Re: Do symbols make sense for C++
On Thu, Jan 26, 2012 at 08:58:55AM +0100, Raphael Hertzog wrote:
> Hi,
>
> On Wed, 25 Jan 2012, Russ Allbery wrote:
> > 4. Once I had a symbols file that resulted in a successful build and that
> > I could have uploaded, I started thinking about how I was going to
> > maintain it. With a C program, I would change the symbols file
> > versions when the underlying function implementation changes in a way
> > that may not offer eqiuvalence, similar to bumping shlibs. I realized
> > that I was going to have no idea when that happened, and the only way
> > that I would maintain the symbols file would be to either trust
> > upstream to maintain ABI equivalence and therefore only change the
> > symbols file when upstream changes the SONAME, or not trust upstream to
> > maintain ABI equivalence and therefore change all the versions with
> > each new upstream release. That gives me exactly the same semantics as
> > a shlibs file, so what's the point in having a symbols file?
>
> The main benefit of the symbols file is that new symbols (API extension)

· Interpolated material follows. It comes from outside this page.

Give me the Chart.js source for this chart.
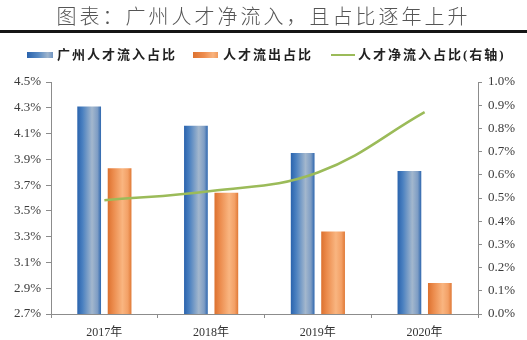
<!DOCTYPE html>
<html>
<head>
<meta charset="utf-8">
<script src="https://cdn.jsdelivr.net/npm/chart.js@4/dist/chart.umd.min.js"></script>
<style>
  html, body { margin: 0; padding: 0; background: #fff; }
  #wrap { position: relative; width: 527px; height: 340px; overflow: hidden; }
  #chart { position: absolute; left: 0; top: 0; }
  #title { position: absolute; left: 0; top: 3px; width: 527px; text-align: center;
    font-family: "Noto Sans CJK SC", sans-serif; font-weight: 300; font-size: 20px;
    letter-spacing: 3px; line-height: 26px; color: #555; white-space: nowrap; }
  #rule { position: absolute; left: 0; top: 30px; width: 527px; height: 3px; background: #151515; }
  .lg-text { position: absolute; top: 46px; height: 18px; line-height: 18px;
    font-family: "Liberation Serif", "Noto Sans CJK SC", serif; font-weight: bold; font-size: 13px;
    letter-spacing: 2px; color: #222; white-space: nowrap; }
  .lg-box { position: absolute; top: 52px; height: 6px; width: 26px; }
</style>
</head>
<body>
<div id="wrap">
  <canvas id="chart" width="527" height="340"></canvas>
  <div id="title">图表：广州人才净流入，且占比逐年上升</div>
  <div id="rule"></div>
  <div class="lg-box" style="left:27px;background:linear-gradient(90deg,#2A63AD,#5A8BC3 45%,#9FB5CD 80%,#6F94C2);"></div>
  <div class="lg-text" id="lg1" style="left:57px;"></div>
  <div class="lg-box" style="left:193px;width:25px;background:linear-gradient(90deg,#DD7230,#EE8D4F 45%,#F9B47F 80%,#F09A5C);"></div>
  <div class="lg-text" id="lg2" style="left:223px;"></div>
  <div style="position:absolute;left:331px;top:54px;width:24px;height:2px;background:#9BBB59;"></div>
  <div class="lg-text" id="lg3" style="left:358px;"></div>
</div>
<script>
// ---- data ----
const categories = ['2017年', '2018年', '2019年', '2020年'];
const seriesNames = ['广州人才流入占比', '人才流出占比', '人才净流入占比(右轴)'];
const inflowShare = [4.31, 4.16, 3.95, 3.81];     // left axis, %
const outflowShare = [3.83, 3.64, 3.34, 2.94];    // left axis, %
const netInflowShare = [0.49, 0.53, 0.61, 0.87];  // right axis, %
const leftAxisRange = [2.7, 4.5, 0.2];
const rightAxisRange = [0.0, 1.0, 0.1];

document.getElementById('lg1').textContent = seriesNames[0];
document.getElementById('lg2').textContent = seriesNames[1];
document.getElementById('lg3').textContent = seriesNames[2];

const CAT_PCT = 0.57;
const BAR_PCT = 0.78;
const blueStops = [[0, '#2A63AD'], [0.22, '#4A80C0'], [0.62, '#A3B7CD'], [0.85, '#7E9DC4'], [1, '#2E67AF']];
const orangeStops = [[0, '#DC712F'], [0.22, '#EB8A4B'], [0.62, '#F9B580'], [0.85, '#F3A066'], [1, '#E07936']];

function barGradient(ctx, stops, slot) {
  const chart = ctx.chart;
  const xs = chart.scales && chart.scales.x;
  if (ctx.type !== 'data' || !xs || !(xs.width > 0)) return stops[0][1];
  const catW = xs.width / categories.length;
  const center = xs.getPixelForValue(ctx.dataIndex);
  const groupW = catW * CAT_PCT;
  const slotW = groupW / 2;
  const barW = slotW * BAR_PCT;
  const left = center - groupW / 2 + slotW * slot + (slotW - barW) / 2;
  if (!isFinite(left)) return stops[0][1];
  const g = chart.ctx.createLinearGradient(left, 0, left + barW, 0);
  stops.forEach(s => g.addColorStop(s[0], s[1]));
  return g;
}

const tickFont = { family: '"Liberation Serif", "Noto Sans CJK SC", serif', size: 13 };
const pct = v => Number(v).toFixed(1) + '%';

new Chart(document.getElementById('chart'), {
  type: 'bar',
  data: {
    labels: categories,
    datasets: [
      {
        label: seriesNames[0], data: inflowShare, yAxisID: 'y', order: 1,
        backgroundColor: ctx => barGradient(ctx, blueStops, 0),
        barPercentage: BAR_PCT, categoryPercentage: CAT_PCT, borderWidth: 0
      },
      {
        label: seriesNames[1], data: outflowShare, yAxisID: 'y', order: 1,
        backgroundColor: ctx => barGradient(ctx, orangeStops, 1),
        barPercentage: BAR_PCT, categoryPercentage: CAT_PCT, borderWidth: 0
      },
      {
        type: 'line', label: seriesNames[2], data: netInflowShare, yAxisID: 'y1', order: 0,
        borderColor: '#9BBB59', borderWidth: 2.5, tension: 0.4, pointRadius: 0, fill: false
      }
    ]
  },
  options: {
    responsive: false,
    animation: false,
    events: [],
    layout: { padding: { top: 82, left: 0, right: 0, bottom: 0 } },
    plugins: { legend: { display: false }, tooltip: { enabled: false }, title: { display: false } },
    scales: {
      x: {
        grid: { display: true, drawOnChartArea: false, drawTicks: true, tickLength: 4, color: '#8c8c8c', offset: true },
        border: { display: true, color: '#8c8c8c', width: 1 },
        ticks: { color: '#333', font: { family: tickFont.family, size: 12 }, padding: 8, maxRotation: 0 },
        afterFit: s => { s.height = 26; }
      },
      y: {
        position: 'left',
        min: leftAxisRange[0], max: leftAxisRange[1],
        grid: { display: true, drawOnChartArea: false, drawTicks: true, tickLength: 5, color: '#8c8c8c' },
        border: { display: true, color: '#8c8c8c', width: 1 },
        ticks: { stepSize: leftAxisRange[2], color: '#3a3a3a', font: tickFont, padding: 5, callback: pct },
        afterFit: s => { s.width = 51; }
      },
      y1: {
        position: 'right',
        min: rightAxisRange[0], max: rightAxisRange[1],
        grid: { display: true, drawOnChartArea: false, drawTicks: true, tickLength: 4, color: '#8c8c8c' },
        border: { display: true, color: '#8c8c8c', width: 1 },
        ticks: { stepSize: rightAxisRange[2], color: '#3a3a3a', font: tickFont, padding: 6, callback: pct },
        afterFit: s => { s.width = 49; }
      }
    }
  }
});
</script>
</body>
</html>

> are listed with the version where they have been introduced. So that
> seriously reduces the number of packages which would be affected by the
> equivalent shlibs bump.
>
> Otherwise I agree with you, maintainers of C++ libs are unlikely to be
> able to (preemptively) detect when a given symbol should have had its
> version bumped... so you should really trust upstream and hope to catch
> API extension that preserve ABI in the upstream changelog.
>
> > 5. The exported symbols of the library contained many symbols that
> > obviously weren't really from that library, but instead were artifacts
> > of the C++ compilation process, things like instantiations of
> > std::vector. Do those go into the symbols file? Do they change from
> > architecture to architecture? If they disappear again, is that
> > actually an ABI break? How do I know? It's all very mysterious, and
> > while shlibs provides the same semantics as just ignoring this, at
> > least I'm not then including in the package data, generated by me,
> > things that I'm just blindly ignoring.
>
> It's also very mysterious to me. :) But Modestas Vainius has still managed
> to maintain symbols files for many KDE libraries. He might be able to tell
> you more.
Chances are KDE libraries are using visibility flags when compiling,
which limits the number of exported symbols.